**Problem details**
Please write out the lines of the data exactly, beginning with the first and ending with the line containing "import plotly.graph_objects as go"; leave the pictures behind.

______________________________

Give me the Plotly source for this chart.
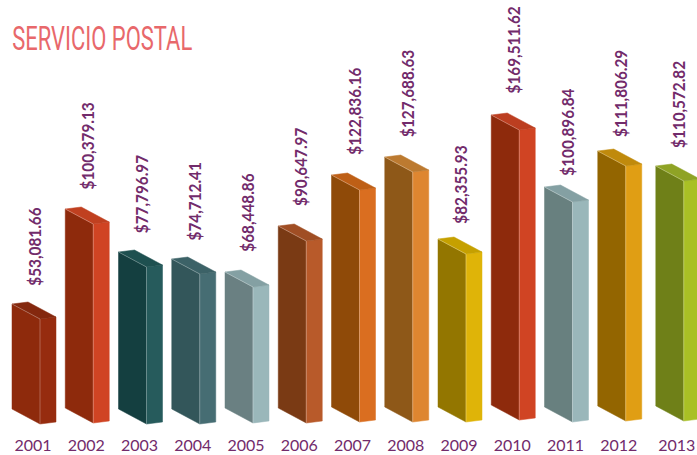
import plotly.graph_objects as go

years = [2001, 2002, 2003, 2004, 2005, 2006, 2007, 2008, 2009, 2010, 2011, 2012, 2013]
# position of each bar on the year axis (the last bar sits slightly apart in the picture)
year_pos = [2001, 2002, 2003, 2004, 2005, 2006, 2007, 2008, 2009, 2010, 2011, 2012, 2013.09]
# printed labels
labels = ["$53,081.66", "$100,379.13", "$77,796.97", "$74,712.41", "$68,448.86", "$90,647.97",
          "$122,836.16", "$127,688.63", "$82,355.93", "$169,511.62", "$100,896.84", "$111,806.29",
          "$110,572.82"]
# bar heights as drawn (thousands): the picture's bars are not strictly to scale with the labels
drawn_tops = [52, 99.5, 78, 74.5, 68, 91, 116.5, 125.5, 84.5, 146.5, 110.5, 128.5, 121]
drawn_bases = [-0.5, 0, -0.5, -0.5, 0, 0, 0.5, 0.5, 0.5, 1.5, 0.5, 1, 1]
label_gap = [18, 19, 19, 19, 20, 20, 20, 20, 15, 21, 11, 14, 18]

front = ["#8E2A0C", "#8E2A0C", "#143F40", "#33565A", "#6A8082", "#7A3A14", "#8F4A08", "#8E5818",
         "#937600", "#8E2A0C", "#68807F", "#936500", "#6F8018"]
side = ["#962C0F", "#D04423", "#265B5C", "#466D73", "#9AB7BA", "#B85A2A", "#DA6E20", "#DE8630",
        "#DFB408", "#D04423", "#9AB7BA", "#E09E14", "#A9C025"]
top = ["#84280E", "#C04020", "#1E5050", "#3C6267", "#84A0A3", "#A04E24", "#BE5F16", "#BC7A30",
       "#C5A000", "#BC3E20", "#84A0A3", "#C08A0C", "#8FA325"]

PX_X = 53.25   # px per year
PX_Y = 2.0     # px per thousand
W, H = 697, 455
PLOT_H = 432
dx_front, dy_front = 28 / PX_X, -15 / PX_Y
dx_back, dy_back = 16 / PX_X, 2 / PX_Y
left_off = -21 / PX_X

fig = go.Figure()


def face(xs, ys, color):
    fig.add_trace(go.Scatter(x=xs, y=ys, mode="lines", fill="toself", fillcolor=color,
                             line=dict(color=color, width=0.5), hoverinfo="skip", showlegend=False))


for i, yr in enumerate(year_pos):
    x0 = yr + left_off
    x1 = x0 + dx_front
    x2 = x1 + dx_back
    t, b = drawn_tops[i], drawn_bases[i]
    # front
    face([x0, x1, x1, x0, x0], [t, t + dy_front, b + dy_front, b, t], front[i])
    # side
    face([x1, x2, x2, x1, x1], [t + dy_front, t + dy_front + dy_back, b + dy_front + dy_back, b + dy_front,
                                t + dy_front], side[i])
    # top
    face([x0, x0 + dx_back, x2, x1, x0], [t, t + dy_back, t + dy_front + dy_back, t + dy_front, t], top[i])
    # light bevel on the shared edges
    fig.add_trace(go.Scatter(x=[x0, x1, x1], y=[t, t + dy_front, b + dy_front], mode="lines",
                             line=dict(color="rgba(255,255,255,0.35)", width=0.8),
                             hoverinfo="skip", showlegend=False))
    fig.add_annotation(x=yr, y=t, text=labels[i], textangle=-90, showarrow=False, xanchor="center",
                       yanchor="bottom", yshift=label_gap[i] - 6.5, xshift=1,
                       font=dict(family="Lato", size=17, color="#722B6B", weight="bold"))

fig.add_annotation(xref="paper", yref="paper", x=102 / W, y=1 - 38 / PLOT_H, text="SERVICIO POSTAL", showarrow=False,
                   xanchor="center", yanchor="middle",
                   font=dict(family="Roboto", size=33, color="#E8686B"))

fig.update_layout(
    width=W, height=H, margin=dict(l=0, r=0, t=0, b=H - PLOT_H),
    paper_bgcolor="white", plot_bgcolor="white", showlegend=False,
    xaxis=dict(range=[2001 - 33 / PX_X, 2001 + (W - 33) / PX_X], showgrid=False, zeroline=False, showline=False,
               tickmode="array", tickvals=year_pos, ticktext=[str(y) for y in years], ticks="", ticklabelstandoff=2,
               tickfont=dict(family="Lato", size=16, color="#722B6B")),
    yaxis=dict(range=[(408 - PLOT_H) / PX_Y, 408 / PX_Y], visible=False),
)
# the reference uses condensed faces: squeeze the real text to the measured widths
squeeze = """
document.body.style.margin='0';
document.querySelectorAll('.annotation-text').forEach(function(t){
  if (t.textContent === 'SERVICIO POSTAL') {
    t.setAttribute('textLength', '180');
  } else {
    t.setAttribute('textLength', String(t.getComputedTextLength() * 0.9));
  }
  t.setAttribute('lengthAdjust', 'spacingAndGlyphs');
});
"""
fig.write_html("out.html", post_script=squeeze, config=dict(displayModeBar=False))
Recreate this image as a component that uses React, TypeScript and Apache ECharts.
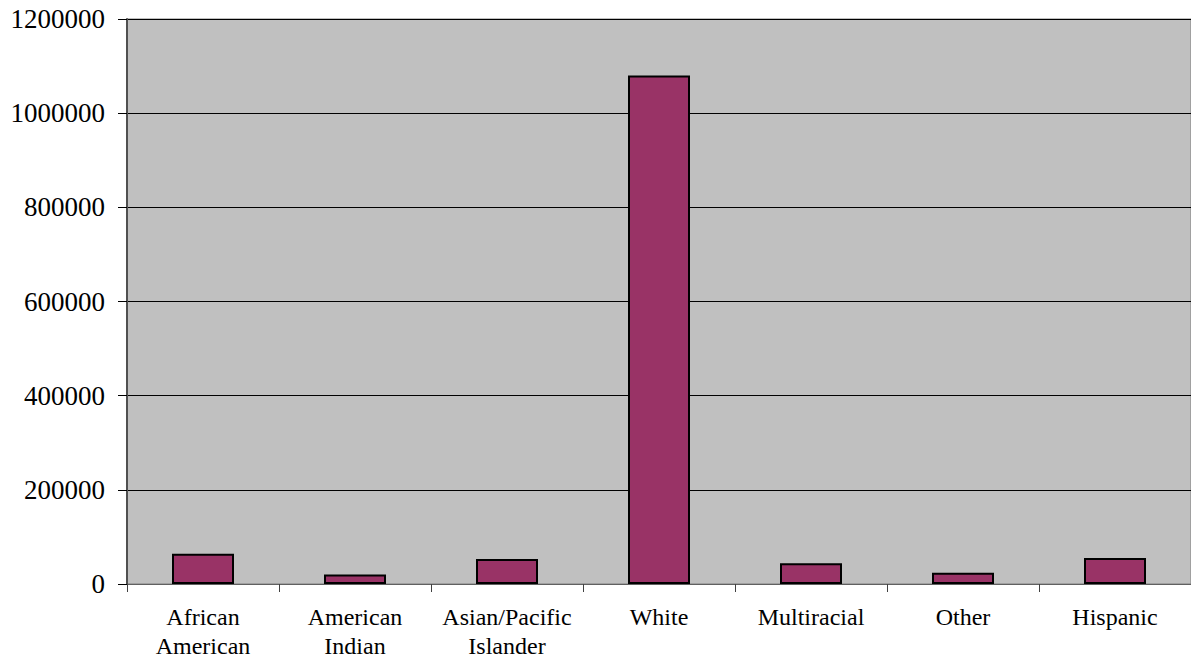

______________________________

**Exercise result**
Give me the Plotly source for this chart.
import plotly.graph_objects as go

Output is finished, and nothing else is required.